## EXERCISE
Find the word "diagram" in the data. Return every line where it appears.

## PROVIDED DATA
════════
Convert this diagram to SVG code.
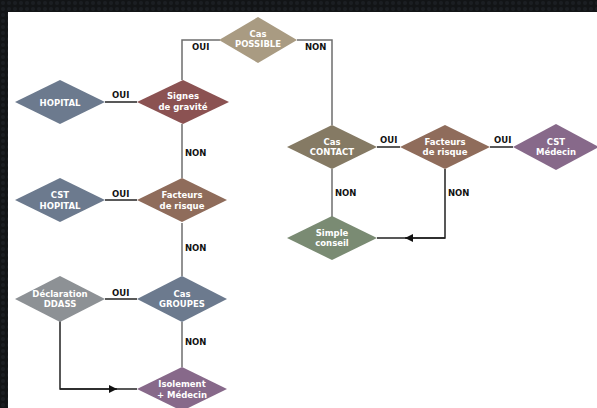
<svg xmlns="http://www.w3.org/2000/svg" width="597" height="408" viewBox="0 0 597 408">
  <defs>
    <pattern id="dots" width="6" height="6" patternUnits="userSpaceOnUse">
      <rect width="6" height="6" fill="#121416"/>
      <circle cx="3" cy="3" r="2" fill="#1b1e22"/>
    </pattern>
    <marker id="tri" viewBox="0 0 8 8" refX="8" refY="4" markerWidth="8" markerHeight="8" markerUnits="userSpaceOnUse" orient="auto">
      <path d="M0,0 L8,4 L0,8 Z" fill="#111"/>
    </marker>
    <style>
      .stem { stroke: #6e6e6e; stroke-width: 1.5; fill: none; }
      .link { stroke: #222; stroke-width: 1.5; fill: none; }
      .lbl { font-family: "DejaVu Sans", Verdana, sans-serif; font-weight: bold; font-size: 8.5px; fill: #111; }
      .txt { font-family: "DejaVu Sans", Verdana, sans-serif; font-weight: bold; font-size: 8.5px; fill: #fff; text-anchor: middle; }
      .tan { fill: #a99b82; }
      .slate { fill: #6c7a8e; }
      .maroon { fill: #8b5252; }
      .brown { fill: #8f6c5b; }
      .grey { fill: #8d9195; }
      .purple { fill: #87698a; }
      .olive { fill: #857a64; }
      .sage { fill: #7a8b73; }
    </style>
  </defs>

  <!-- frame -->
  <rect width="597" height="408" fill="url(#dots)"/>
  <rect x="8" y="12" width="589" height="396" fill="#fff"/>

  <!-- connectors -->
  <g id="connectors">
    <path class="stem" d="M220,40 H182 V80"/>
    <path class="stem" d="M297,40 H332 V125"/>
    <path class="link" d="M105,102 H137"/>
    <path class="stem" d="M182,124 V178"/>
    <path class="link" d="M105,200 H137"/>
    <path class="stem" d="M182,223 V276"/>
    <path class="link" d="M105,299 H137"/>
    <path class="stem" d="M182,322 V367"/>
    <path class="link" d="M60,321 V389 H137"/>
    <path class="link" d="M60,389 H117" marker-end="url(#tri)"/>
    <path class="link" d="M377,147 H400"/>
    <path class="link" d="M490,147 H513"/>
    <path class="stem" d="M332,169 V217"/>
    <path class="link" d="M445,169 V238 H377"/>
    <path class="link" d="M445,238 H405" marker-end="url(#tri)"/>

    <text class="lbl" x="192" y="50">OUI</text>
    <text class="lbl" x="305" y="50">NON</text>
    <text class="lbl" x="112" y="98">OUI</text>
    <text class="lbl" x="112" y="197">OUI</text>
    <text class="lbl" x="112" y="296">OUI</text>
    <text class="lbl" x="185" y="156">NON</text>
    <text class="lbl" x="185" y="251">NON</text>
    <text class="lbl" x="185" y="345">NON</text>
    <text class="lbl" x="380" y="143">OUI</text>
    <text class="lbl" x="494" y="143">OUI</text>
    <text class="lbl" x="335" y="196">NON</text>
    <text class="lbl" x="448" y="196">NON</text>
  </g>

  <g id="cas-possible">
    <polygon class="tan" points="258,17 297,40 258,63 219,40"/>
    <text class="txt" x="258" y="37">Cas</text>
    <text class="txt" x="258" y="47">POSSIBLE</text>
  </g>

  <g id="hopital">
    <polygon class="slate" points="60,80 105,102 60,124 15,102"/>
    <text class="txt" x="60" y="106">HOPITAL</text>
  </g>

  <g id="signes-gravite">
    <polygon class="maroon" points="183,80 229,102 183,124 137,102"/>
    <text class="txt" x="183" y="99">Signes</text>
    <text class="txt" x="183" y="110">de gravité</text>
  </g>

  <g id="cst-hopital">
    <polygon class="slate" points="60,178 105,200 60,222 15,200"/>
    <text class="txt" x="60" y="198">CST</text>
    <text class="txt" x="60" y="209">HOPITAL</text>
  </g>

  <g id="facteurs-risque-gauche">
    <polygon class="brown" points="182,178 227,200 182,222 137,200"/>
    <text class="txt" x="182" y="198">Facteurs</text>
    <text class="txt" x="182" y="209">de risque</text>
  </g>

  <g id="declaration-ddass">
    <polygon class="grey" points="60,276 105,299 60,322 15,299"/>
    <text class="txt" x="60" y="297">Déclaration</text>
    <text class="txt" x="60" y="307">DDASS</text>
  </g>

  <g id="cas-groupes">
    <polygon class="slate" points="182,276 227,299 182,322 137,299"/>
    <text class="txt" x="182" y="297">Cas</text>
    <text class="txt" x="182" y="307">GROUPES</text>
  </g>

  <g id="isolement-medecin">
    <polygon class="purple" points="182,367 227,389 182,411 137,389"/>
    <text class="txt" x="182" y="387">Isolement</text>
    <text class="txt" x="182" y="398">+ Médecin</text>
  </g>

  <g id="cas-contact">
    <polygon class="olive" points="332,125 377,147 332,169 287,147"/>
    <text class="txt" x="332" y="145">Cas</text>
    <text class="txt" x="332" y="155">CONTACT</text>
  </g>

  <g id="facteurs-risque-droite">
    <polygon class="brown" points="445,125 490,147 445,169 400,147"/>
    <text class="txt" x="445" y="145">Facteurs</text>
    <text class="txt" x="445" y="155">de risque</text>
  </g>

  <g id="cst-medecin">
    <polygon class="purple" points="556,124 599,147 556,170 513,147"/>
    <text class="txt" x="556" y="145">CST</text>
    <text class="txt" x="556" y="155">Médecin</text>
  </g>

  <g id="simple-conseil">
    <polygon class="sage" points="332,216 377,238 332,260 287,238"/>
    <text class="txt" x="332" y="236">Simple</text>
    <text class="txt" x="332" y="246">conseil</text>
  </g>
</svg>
════════
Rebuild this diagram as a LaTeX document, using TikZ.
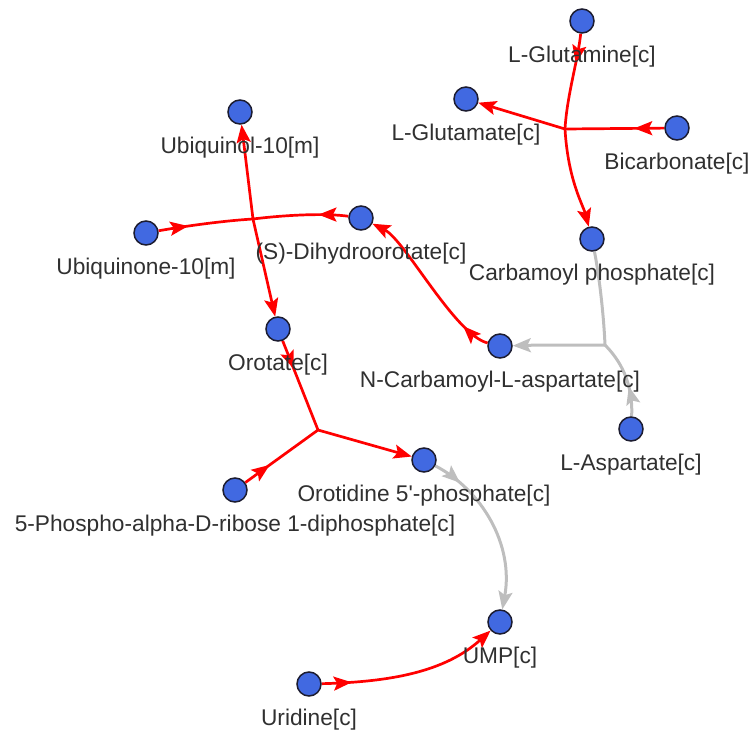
════════
## RESPONSE FOR THIS EXERCISE
Convert this diagram to SVG code.
Rebuild this diagram as a LaTeX document, using TikZ.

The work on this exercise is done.